Como todas las tardes de sábado, Fermín se reunía con sus tres nietos para contarles sus «batallitas». En ellas, él siempre era el héroe. Arriesgaba su vida para salvar a algún herido, tomar la peligrosa colina o correr hacia su batallón bajo una lluvia de balas. Los niños abrían los ojos con admiración aplaudiendo las difíciles victorias conseguidas por su abuelo, seguidamente se llevaba a los tres niños a pasear y a comprarles helados.
Cuando Fermín se quedaba solo, un profundo malestar invadía su espíritu. La realidad le hería como un cuchillo. El recuerdo del camarada herido que abandonó mientras el ejército enemigo se acercaba, le perseguiría desde entoces.Trataba de creerse las narraciones que relataba. A veces, una lágrima se deslizaba por su rostro.
Una de esas tardes de sábado, tras el relato de sus hazañas, estaban los cuatro dando cuenta de unos helados sentados en un banco del parque. Sólo Fermín lo vio. Un niño en patines con un walkman por la calzada, el conductor de un deportivo distraído buscando unos papeles en la guantera….fueron los actores de la tragedia.
El abuelo no lo pensó un segundo. Salió corriendo en su dirección salvando la vida del patinador.

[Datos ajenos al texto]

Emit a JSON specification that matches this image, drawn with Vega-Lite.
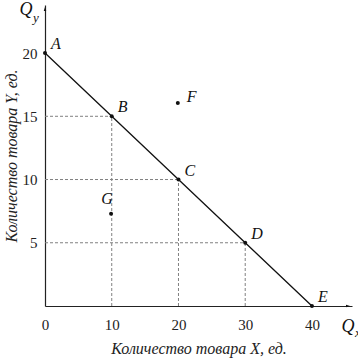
{
  "$schema": "https://vega.github.io/schema/vega-lite/v6.json",
  "width": 307,
  "height": 301,
  "autosize": {"type": "none"},
  "padding": {"left": 45, "top": 5, "right": 6, "bottom": 52},
  "background": "white",
  "config": {
    "view": {"stroke": null},
    "font": "Times New Roman, Liberation Serif, serif",
    "text": {"font": "Times New Roman, Liberation Serif, serif"}
  },
  "datasets": {
    "guides": [
      {"x": 0, "y": 15, "x2": 10, "y2": 15},
      {"x": 10, "y": 0, "x2": 10, "y2": 15},
      {"x": 0, "y": 10, "x2": 20, "y2": 10},
      {"x": 20, "y": 0, "x2": 20, "y2": 10},
      {"x": 0, "y": 5, "x2": 30, "y2": 5},
      {"x": 30, "y": 0, "x2": 30, "y2": 5}
    ],
    "points": [
      {"name": "A", "x": 0, "y": 20, "ppf": true},
      {"name": "B", "x": 10, "y": 15, "ppf": true},
      {"name": "C", "x": 20, "y": 10, "ppf": true},
      {"name": "D", "x": 30, "y": 5, "ppf": true},
      {"name": "E", "x": 40, "y": 0, "ppf": true},
      {"name": "F", "x": 19.9, "y": 16.05, "ppf": false},
      {"name": "G", "x": 9.9, "y": 7.3, "ppf": false}
    ],
    "arrows": [
      {"k": "up", "x": 0, "y": 23.8},
      {"k": "right", "x": 46, "y": 0}
    ]
  },
  "layer": [
    {
      "data": {"name": "guides"},
      "mark": {"type": "rule", "color": "#808080", "strokeDash": [3, 2], "strokeWidth": 1},
      "encoding": {
        "x": {
          "field": "x", "type": "quantitative",
          "scale": {"domain": [0, 46], "nice": false, "zero": false},
          "axis": {
            "values": [0, 10, 20, 30, 40],
            "grid": false, "ticks": false,
            "domain": true, "domainColor": "#222", "domainWidth": 1.2,
            "labelFont": "Times New Roman, Liberation Serif, serif", "labelFontSize": 15, "labelColor": "#222",
            "labelPadding": 11, "labelFlush": false,
            "title": "Количество товара X, ед.",
            "titleFont": "Times New Roman, Liberation Serif, serif", "titleFontSize": 16, "titleFontStyle": "italic",
            "titleFontWeight": "normal", "titleColor": "#222", "titlePadding": 8
          }
        },
        "y": {
          "field": "y", "type": "quantitative",
          "scale": {"domain": [0, 23.8], "nice": false, "zero": false},
          "axis": {
            "values": [5, 10, 15, 20],
            "grid": false, "ticks": false,
            "domain": true, "domainColor": "#222", "domainWidth": 1.2,
            "labelFont": "Times New Roman, Liberation Serif, serif", "labelFontSize": 15, "labelColor": "#222",
            "labelPadding": 8,
            "title": "Количество товара Y, ед.",
            "titleFont": "Times New Roman, Liberation Serif, serif", "titleFontSize": 16, "titleFontStyle": "italic",
            "titleFontWeight": "normal", "titleColor": "#222", "titlePadding": 3
          }
        },
        "x2": {"field": "x2"},
        "y2": {"field": "y2"}
      }
    },
    {
      "data": {"name": "points"},
      "transform": [{"filter": "datum.ppf"}],
      "mark": {"type": "line", "color": "#111", "strokeWidth": 1.3},
      "encoding": {
        "x": {"field": "x", "type": "quantitative"},
        "y": {"field": "y", "type": "quantitative"},
        "order": {"field": "x"}
      }
    },
    {
      "data": {"name": "points"},
      "mark": {"type": "point", "filled": true, "color": "#111", "size": 16, "opacity": 1},
      "encoding": {
        "x": {"field": "x", "type": "quantitative"},
        "y": {"field": "y", "type": "quantitative"}
      }
    },
    {
      "data": {"name": "points"},
      "transform": [{"filter": "datum.ppf"}],
      "mark": {"type": "text", "fontStyle": "italic", "fontSize": 16, "color": "#111", "align": "left", "baseline": "middle", "dx": 6, "dy": -9},
      "encoding": {
        "x": {"field": "x", "type": "quantitative"},
        "y": {"field": "y", "type": "quantitative"},
        "text": {"field": "name"}
      }
    },
    {
      "data": {"name": "points"},
      "transform": [{"filter": "datum.name == 'F'"}],
      "mark": {"type": "text", "fontStyle": "italic", "fontSize": 16, "color": "#111", "align": "left", "baseline": "middle", "dx": 9, "dy": -6},
      "encoding": {
        "x": {"field": "x", "type": "quantitative"},
        "y": {"field": "y", "type": "quantitative"},
        "text": {"field": "name"}
      }
    },
    {
      "data": {"name": "points"},
      "transform": [{"filter": "datum.name == 'G'"}],
      "mark": {"type": "text", "fontStyle": "italic", "fontSize": 16, "color": "#111", "align": "center", "baseline": "middle", "dx": -4, "dy": -15},
      "encoding": {
        "x": {"field": "x", "type": "quantitative"},
        "y": {"field": "y", "type": "quantitative"},
        "text": {"field": "name"}
      }
    },
    {
      "data": {"name": "arrows"},
      "transform": [{"filter": "datum.k == 'up'"}],
      "mark": {"type": "point", "filled": true, "color": "#111", "opacity": 1, "size": 64, "shape": "M0,-0.5L0.32,0.5L-0.32,0.5Z", "yOffset": 4},
      "encoding": {
        "x": {"field": "x", "type": "quantitative"},
        "y": {"field": "y", "type": "quantitative"}
      }
    },
    {
      "data": {"name": "arrows"},
      "transform": [{"filter": "datum.k == 'right'"}],
      "mark": {"type": "point", "filled": true, "color": "#111", "opacity": 1, "size": 64, "shape": "M0.5,0L-0.5,0.32L-0.5,-0.32Z", "xOffset": -4},
      "encoding": {
        "x": {"field": "x", "type": "quantitative"},
        "y": {"field": "y", "type": "quantitative"}
      }
    },
    {
      "data": {"name": "arrows"},
      "transform": [{"filter": "datum.k == 'up'"}],
      "mark": {"type": "text", "text": "Q", "fontStyle": "italic", "fontSize": 18, "color": "#111", "align": "center", "baseline": "middle", "dx": -19, "dy": 5},
      "encoding": {
        "x": {"field": "x", "type": "quantitative"},
        "y": {"field": "y", "type": "quantitative"}
      }
    },
    {
      "data": {"name": "arrows"},
      "transform": [{"filter": "datum.k == 'up'"}],
      "mark": {"type": "text", "text": "y", "fontStyle": "italic", "fontSize": 13, "color": "#111", "align": "left", "baseline": "middle", "dx": -12, "dy": 13},
      "encoding": {
        "x": {"field": "x", "type": "quantitative"},
        "y": {"field": "y", "type": "quantitative"}
      }
    },
    {
      "data": {"name": "arrows"},
      "transform": [{"filter": "datum.k == 'right'"}],
      "mark": {"type": "text", "text": "Q", "fontStyle": "italic", "fontSize": 18, "color": "#111", "align": "center", "baseline": "middle", "dx": -4, "dy": 21},
      "encoding": {
        "x": {"field": "x", "type": "quantitative"},
        "y": {"field": "y", "type": "quantitative"}
      }
    },
    {
      "data": {"name": "arrows"},
      "transform": [{"filter": "datum.k == 'right'"}],
      "mark": {"type": "text", "text": "x", "fontStyle": "italic", "fontSize": 13, "color": "#111", "align": "left", "baseline": "middle", "dx": 3, "dy": 27},
      "encoding": {
        "x": {"field": "x", "type": "quantitative"},
        "y": {"field": "y", "type": "quantitative"}
      }
    }
  ]
}
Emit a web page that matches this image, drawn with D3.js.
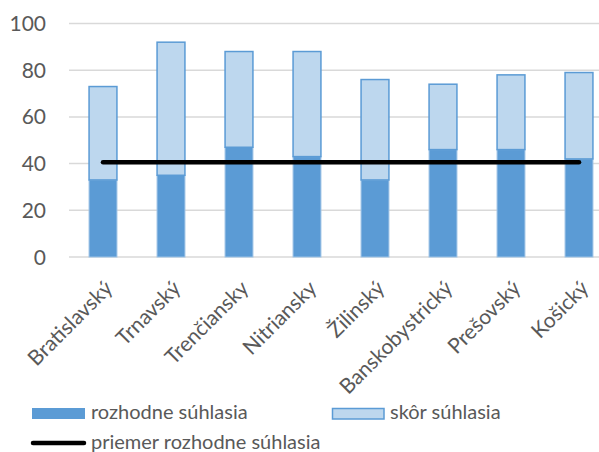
<!DOCTYPE html>
<html>
<head>
<meta charset="utf-8">
<script src="https://cdn.jsdelivr.net/npm/d3@7"></script>
<style>
  body { margin: 0; background: #fff; }
  text { font-family: Lato, "Open Sans", sans-serif; fill: #595959; }
</style>
</head>
<body>
<div id="chart"></div>
<script>
// data
var regions = ["Bratislavský", "Trnavský", "Trenčiansky", "Nitriansky", "Žilinský", "Banskobystrický", "Prešovský", "Košický"];
var rozhodne = [33, 35, 47, 43, 33, 46, 46, 42];
var skor = [40, 57, 41, 45, 43, 28, 32, 37];
var priemer = 40.6;
var yTicks = [0, 20, 40, 60, 80, 100];

var width = 599, height = 452;

var svg = d3.select("#chart")
  .append("svg")
  .attr("width", width)
  .attr("height", height);

var x = d3.scaleBand()
  .domain(regions)
  .range([69, 613])
  .paddingInner(0.59)
  .paddingOuter(0.295);

var y = d3.scaleLinear()
  .domain([0, 100])
  .range([257, 23.5]);

// gridlines
svg.append("g")
  .selectAll("line")
  .data(yTicks)
  .enter()
  .append("line")
  .attr("x1", 69)
  .attr("x2", width)
  .attr("y1", d => y(d))
  .attr("y2", d => y(d))
  .attr("stroke", "#d9d9d9")
  .attr("stroke-width", 1.5);

// y labels
svg.append("g")
  .selectAll("text")
  .data(yTicks)
  .enter()
  .append("text")
  .attr("x", 46)
  .attr("y", d => y(d))
  .attr("dy", "0.36em")
  .attr("text-anchor", "end")
  .style("font-size", "21px")
  .text(d => d);

// stacked bars
var bars = svg.append("g")
  .selectAll("g")
  .data(regions)
  .enter()
  .append("g");

bars.append("rect")
  .attr("x", d => x(d))
  .attr("width", x.bandwidth())
  .attr("y", (d, i) => y(rozhodne[i]))
  .attr("height", (d, i) => y(0) - y(rozhodne[i]))
  .attr("fill", "#5b9bd5")
  .attr("stroke", "#9dc3e6")
  .attr("stroke-width", 1);

bars.append("rect")
  .attr("x", d => x(d))
  .attr("width", x.bandwidth())
  .attr("y", (d, i) => y(rozhodne[i] + skor[i]))
  .attr("height", (d, i) => y(rozhodne[i]) - y(rozhodne[i] + skor[i]))
  .attr("fill", "#bdd7ee")
  .attr("stroke", "#5b9bd5")
  .attr("stroke-width", 1.5);

// average line
svg.append("line")
  .attr("x1", x(regions[0]) + x.bandwidth() / 2)
  .attr("x2", x(regions[regions.length - 1]) + x.bandwidth() / 2)
  .attr("y1", y(priemer))
  .attr("y2", y(priemer))
  .attr("stroke", "#000")
  .attr("stroke-width", 4.5)
  .attr("stroke-linecap", "round");

// x labels, rotated
svg.append("g")
  .selectAll("text")
  .data(regions)
  .enter()
  .append("text")
  .attr("transform", d => "translate(" + (x(d) + x.bandwidth() / 2 + 11) + ",289.5) rotate(-45)")
  .attr("text-anchor", "end")
  .style("font-size", "21px")
  .text(d => d);

// legend
var legend = svg.append("g");

legend.append("rect")
  .attr("x", 32).attr("y", 408)
  .attr("width", 53).attr("height", 11)
  .attr("fill", "#5b9bd5");

legend.append("text")
  .attr("x", 91).attr("y", 419)
  .style("font-size", "20px")
  .text("rozhodne súhlasia");

legend.append("rect")
  .attr("x", 332.5).attr("y", 408.5)
  .attr("width", 51.5).attr("height", 10.5)
  .attr("fill", "#bdd7ee")
  .attr("stroke", "#5b9bd5")
  .attr("stroke-width", 1.5);

legend.append("text")
  .attr("x", 390).attr("y", 419)
  .style("font-size", "20px")
  .text("skôr súhlasia");

legend.append("line")
  .attr("x1", 33).attr("x2", 84)
  .attr("y1", 443).attr("y2", 443)
  .attr("stroke", "#000")
  .attr("stroke-width", 4.5)
  .attr("stroke-linecap", "round");

legend.append("text")
  .attr("x", 91).attr("y", 449)
  .style("font-size", "20px")
  .text("priemer rozhodne súhlasia");
</script>
</body>
</html>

En el hospital, curando la fractura de su pierna, Fermín era el hombre más feliz sobre la Tierra. Lo había conseguido. Todo el pueblo y en particular sus nietos, lo tenían como un héroe.
A los pocos días, Fermín recobraba sus historias bélicas pero ahora eran los niños, testigos de la aventura del parque, los que cantaban la gesta de su abuelo.